* GIVEN DATA *
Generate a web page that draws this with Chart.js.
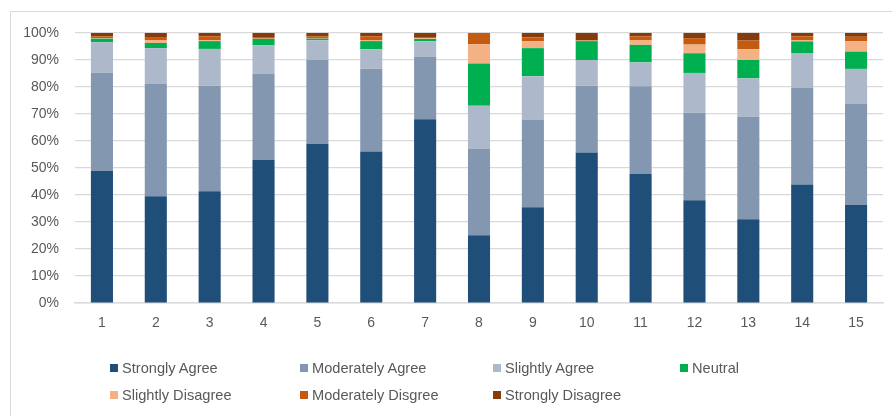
<!DOCTYPE html>
<html>
<head>
<meta charset="utf-8">
<script src="https://cdn.jsdelivr.net/npm/chart.js@4"></script>
<style>
  html, body { margin: 0; padding: 0; background: #ffffff; }
  #wrap { position: relative; width: 892px; height: 416px; overflow: hidden; }
  canvas { position: absolute; left: 0; top: 0; }
  #legend { position: absolute; left: 0; top: 0; width: 892px; height: 416px; pointer-events: none;
            font-family: "Liberation Sans", Arial, sans-serif; font-size: 14.6px; color: #595959; }
  .item { position: absolute; display: flex; align-items: center; white-space: nowrap; }
  .box { width: 8px; height: 8px; margin-right: 4px; }
</style>
</head>
<body>
<div id="wrap">
  <canvas id="chart" width="892" height="416"></canvas>
  <div id="legend"></div>
</div>
<script>
// Survey questions 1-15, share of responses per answer (percent)
const categories = ['1', '2', '3', '4', '5', '6', '7', '8', '9', '10', '11', '12', '13', '14', '15'];

const stronglyAgree      = [48.9, 39.5, 41.4, 53.0, 59.0, 56.1, 68.1, 25.1, 35.5, 55.7, 47.8, 38.1, 31.0, 43.9, 36.4];
const moderatelyAgree    = [36.3, 41.6, 39.0, 31.8, 31.0, 30.6, 23.2, 31.9, 32.5, 24.7, 32.5, 32.5, 38.1, 35.7, 37.3];
const slightlyAgree      = [11.4, 13.3, 13.7, 10.6, 7.3, 7.3, 5.7, 16.1, 16.0, 9.6, 8.8, 14.6, 14.1, 13.0, 13.0];
const neutral            = [1.3, 1.9, 2.9, 2.4, 0.6, 3.0, 0.8, 15.6, 10.4, 7.0, 6.5, 7.3, 6.8, 4.3, 6.4];
const slightlyDisagree   = [0.2, 1.1, 0.3, 0.1, 0.1, 0.4, 0.3, 7.1, 2.6, 0.2, 1.8, 3.2, 4.0, 0.5, 3.8];
const moderatelyDisagree = [0.7, 1.1, 1.5, 0.6, 0.8, 1.4, 0.4, 4.2, 1.4, 0.0, 1.4, 2.4, 3.2, 1.4, 1.7];
const stronglyDisagree   = [1.2, 1.5, 1.2, 1.5, 1.2, 1.2, 1.5, 0.0, 1.6, 2.8, 1.2, 1.9, 2.8, 1.2, 1.4];

const yTicks = [0, 10, 20, 30, 40, 50, 60, 70, 80, 90, 100];

const series = [
  { label: 'Strongly Agree',      data: stronglyAgree,      color: '#1f4e79' },
  { label: 'Moderately Agree',    data: moderatelyAgree,    color: '#8497b0' },
  { label: 'Slightly Agree',      data: slightlyAgree,      color: '#adb9ca' },
  { label: 'Neutral',             data: neutral,            color: '#00b050' },
  { label: 'Slightly Disagree',   data: slightlyDisagree,   color: '#f4b183' },
  { label: 'Moderately Disgree',  data: moderatelyDisagree, color: '#c55a11' },
  { label: 'Strongly Disagree',   data: stronglyDisagree,   color: '#843c0c' }
];

const FONT = '"Liberation Sans", Arial, sans-serif';
const TEXT = '#595959';
const GRID = '#d9d9d9';

// white page with a thin frame around the chart
const framePlugin = {
  id: 'frame',
  beforeDraw(chart) {
    const ctx = chart.ctx;
    ctx.save();
    ctx.fillStyle = '#ffffff';
    ctx.fillRect(0, 0, chart.width, chart.height);
    ctx.strokeStyle = GRID;
    ctx.lineWidth = 1;
    ctx.strokeRect(10.5, 11.5, chart.width + 20, chart.height + 20);
    ctx.restore();
  }
};

new Chart(document.getElementById('chart'), {
  type: 'bar',
  data: {
    labels: categories,
    datasets: series.map(s => ({
      label: s.label,
      data: s.data,
      backgroundColor: s.color,
      borderWidth: 0,
      barPercentage: 0.41,
      categoryPercentage: 1.0
    }))
  },
  options: {
    responsive: false,
    animation: false,
    events: [],
    layout: { padding: { left: 0, right: 9, top: 33, bottom: 0 } },
    plugins: {
      legend: { display: false },
      tooltip: { enabled: false }
    },
    scales: {
      x: {
        stacked: true,
        grid: { display: false, drawTicks: false },
        border: { display: true, color: GRID, width: 1.5 },
        ticks: { color: TEXT, font: { family: FONT, size: 14 }, padding: 12 },
        afterFit(scale) { scale.height = 113; }
      },
      y: {
        stacked: true,
        min: 0,
        max: 100,
        afterBuildTicks(scale) { scale.ticks = yTicks.map(v => ({ value: v })); },
        grid: { color: GRID, lineWidth: 1.2, drawTicks: false },
        border: { display: false },
        ticks: {
          color: TEXT,
          font: { family: FONT, size: 14 },
          padding: 16,
          callback: v => v + '%'
        },
        afterFit(scale) { scale.width = 75; }
      }
    }
  },
  plugins: [framePlugin]
});

// legend in a two-row grid under the plot
const legend = document.getElementById('legend');
const colX = [110, 300, 493, 680];
const rowY = [368, 395];
series.forEach((s, i) => {
  const item = document.createElement('div');
  item.className = 'item';
  item.style.left = colX[i % 4] + 'px';
  item.style.top = (rowY[Math.floor(i / 4)] - 9) + 'px';
  item.style.height = '18px';
  const box = document.createElement('span');
  box.className = 'box';
  box.style.background = s.color;
  const txt = document.createElement('span');
  txt.textContent = s.label;
  item.appendChild(box);
  item.appendChild(txt);
  legend.appendChild(item);
});
</script>
</body>
</html>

* PROMPT *
The material above must be printed exactly, with its pictures left out.

* SOLUTION FOR THIS EXERCISE *
Generate a web page that draws this with Chart.js.
<!DOCTYPE html>
<html>
<head>
<meta charset="utf-8">
<script src="https://cdn.jsdelivr.net/npm/chart.js@4"></script>
<style>
  html, body { margin: 0; padding: 0; background: #ffffff; }
  #wrap { position: relative; width: 892px; height: 416px; overflow: hidden; }
  canvas { position: absolute; left: 0; top: 0; }
  #legend { position: absolute; left: 0; top: 0; width: 892px; height: 416px; pointer-events: none;
            font-family: "Liberation Sans", Arial, sans-serif; font-size: 14.6px; color: #595959; }
  .item { position: absolute; display: flex; align-items: center; white-space: nowrap; }
  .box { width: 8px; height: 8px; margin-right: 4px; }
</style>
</head>
<body>
<div id="wrap">
  <canvas id="chart" width="892" height="416"></canvas>
  <div id="legend"></div>
</div>
<script>
// Survey questions 1-15, share of responses per answer (percent)
const categories = ['1', '2', '3', '4', '5', '6', '7', '8', '9', '10', '11', '12', '13', '14', '15'];

const stronglyAgree      = [48.9, 39.5, 41.4, 53.0, 59.0, 56.1, 68.1, 25.1, 35.5, 55.7, 47.8, 38.1, 31.0, 43.9, 36.4];
const moderatelyAgree    = [36.3, 41.6, 39.0, 31.8, 31.0, 30.6, 23.2, 31.9, 32.5, 24.7, 32.5, 32.5, 38.1, 35.7, 37.3];
const slightlyAgree      = [11.4, 13.3, 13.7, 10.6, 7.3, 7.3, 5.7, 16.1, 16.0, 9.6, 8.8, 14.6, 14.1, 13.0, 13.0];
const neutral            = [1.3, 1.9, 2.9, 2.4, 0.6, 3.0, 0.8, 15.6, 10.4, 7.0, 6.5, 7.3, 6.8, 4.3, 6.4];
const slightlyDisagree   = [0.2, 1.1, 0.3, 0.1, 0.1, 0.4, 0.3, 7.1, 2.6, 0.2, 1.8, 3.2, 4.0, 0.5, 3.8];
const moderatelyDisagree = [0.7, 1.1, 1.5, 0.6, 0.8, 1.4, 0.4, 4.2, 1.4, 0.0, 1.4, 2.4, 3.2, 1.4, 1.7];
const stronglyDisagree   = [1.2, 1.5, 1.2, 1.5, 1.2, 1.2, 1.5, 0.0, 1.6, 2.8, 1.2, 1.9, 2.8, 1.2, 1.4];

const yTicks = [0, 10, 20, 30, 40, 50, 60, 70, 80, 90, 100];

const series = [
  { label: 'Strongly Agree',      data: stronglyAgree,      color: '#1f4e79' },
  { label: 'Moderately Agree',    data: moderatelyAgree,    color: '#8497b0' },
  { label: 'Slightly Agree',      data: slightlyAgree,      color: '#adb9ca' },
  { label: 'Neutral',             data: neutral,            color: '#00b050' },
  { label: 'Slightly Disagree',   data: slightlyDisagree,   color: '#f4b183' },
  { label: 'Moderately Disgree',  data: moderatelyDisagree, color: '#c55a11' },
  { label: 'Strongly Disagree',   data: stronglyDisagree,   color: '#843c0c' }
];

const FONT = '"Liberation Sans", Arial, sans-serif';
const TEXT = '#595959';
const GRID = '#d9d9d9';

// white page with a thin frame around the chart
const framePlugin = {
  id: 'frame',
  beforeDraw(chart) {
    const ctx = chart.ctx;
    ctx.save();
    ctx.fillStyle = '#ffffff';
    ctx.fillRect(0, 0, chart.width, chart.height);
    ctx.strokeStyle = GRID;
    ctx.lineWidth = 1;
    ctx.strokeRect(10.5, 11.5, chart.width + 20, chart.height + 20);
    ctx.restore();
  }
};

new Chart(document.getElementById('chart'), {
  type: 'bar',
  data: {
    labels: categories,
    datasets: series.map(s => ({
      label: s.label,
      data: s.data,
      backgroundColor: s.color,
      borderWidth: 0,
      barPercentage: 0.41,
      categoryPercentage: 1.0
    }))
  },
  options: {
    responsive: false,
    animation: false,
    events: [],
    layout: { padding: { left: 0, right: 9, top: 33, bottom: 0 } },
    plugins: {
      legend: { display: false },
      tooltip: { enabled: false }
    },
    scales: {
      x: {
        stacked: true,
        grid: { display: false, drawTicks: false },
        border: { display: true, color: GRID, width: 1.5 },
        ticks: { color: TEXT, font: { family: FONT, size: 14 }, padding: 12 },
        afterFit(scale) { scale.height = 113; }
      },
      y: {
        stacked: true,
        min: 0,
        max: 100,
        afterBuildTicks(scale) { scale.ticks = yTicks.map(v => ({ value: v })); },
        grid: { color: GRID, lineWidth: 1.2, drawTicks: false },
        border: { display: false },
        ticks: {
          color: TEXT,
          font: { family: FONT, size: 14 },
          padding: 16,
          callback: v => v + '%'
        },
        afterFit(scale) { scale.width = 75; }
      }
    }
  },
  plugins: [framePlugin]
});

// legend in a two-row grid under the plot
const legend = document.getElementById('legend');
const colX = [110, 300, 493, 680];
const rowY = [368, 395];
series.forEach((s, i) => {
  const item = document.createElement('div');
  item.className = 'item';
  item.style.left = colX[i % 4] + 'px';
  item.style.top = (rowY[Math.floor(i / 4)] - 9) + 'px';
  item.style.height = '18px';
  const box = document.createElement('span');
  box.className = 'box';
  box.style.background = s.color;
  const txt = document.createElement('span');
  txt.textContent = s.label;
  item.appendChild(box);
  item.appendChild(txt);
  legend.appendChild(item);
});
</script>
</body>
</html>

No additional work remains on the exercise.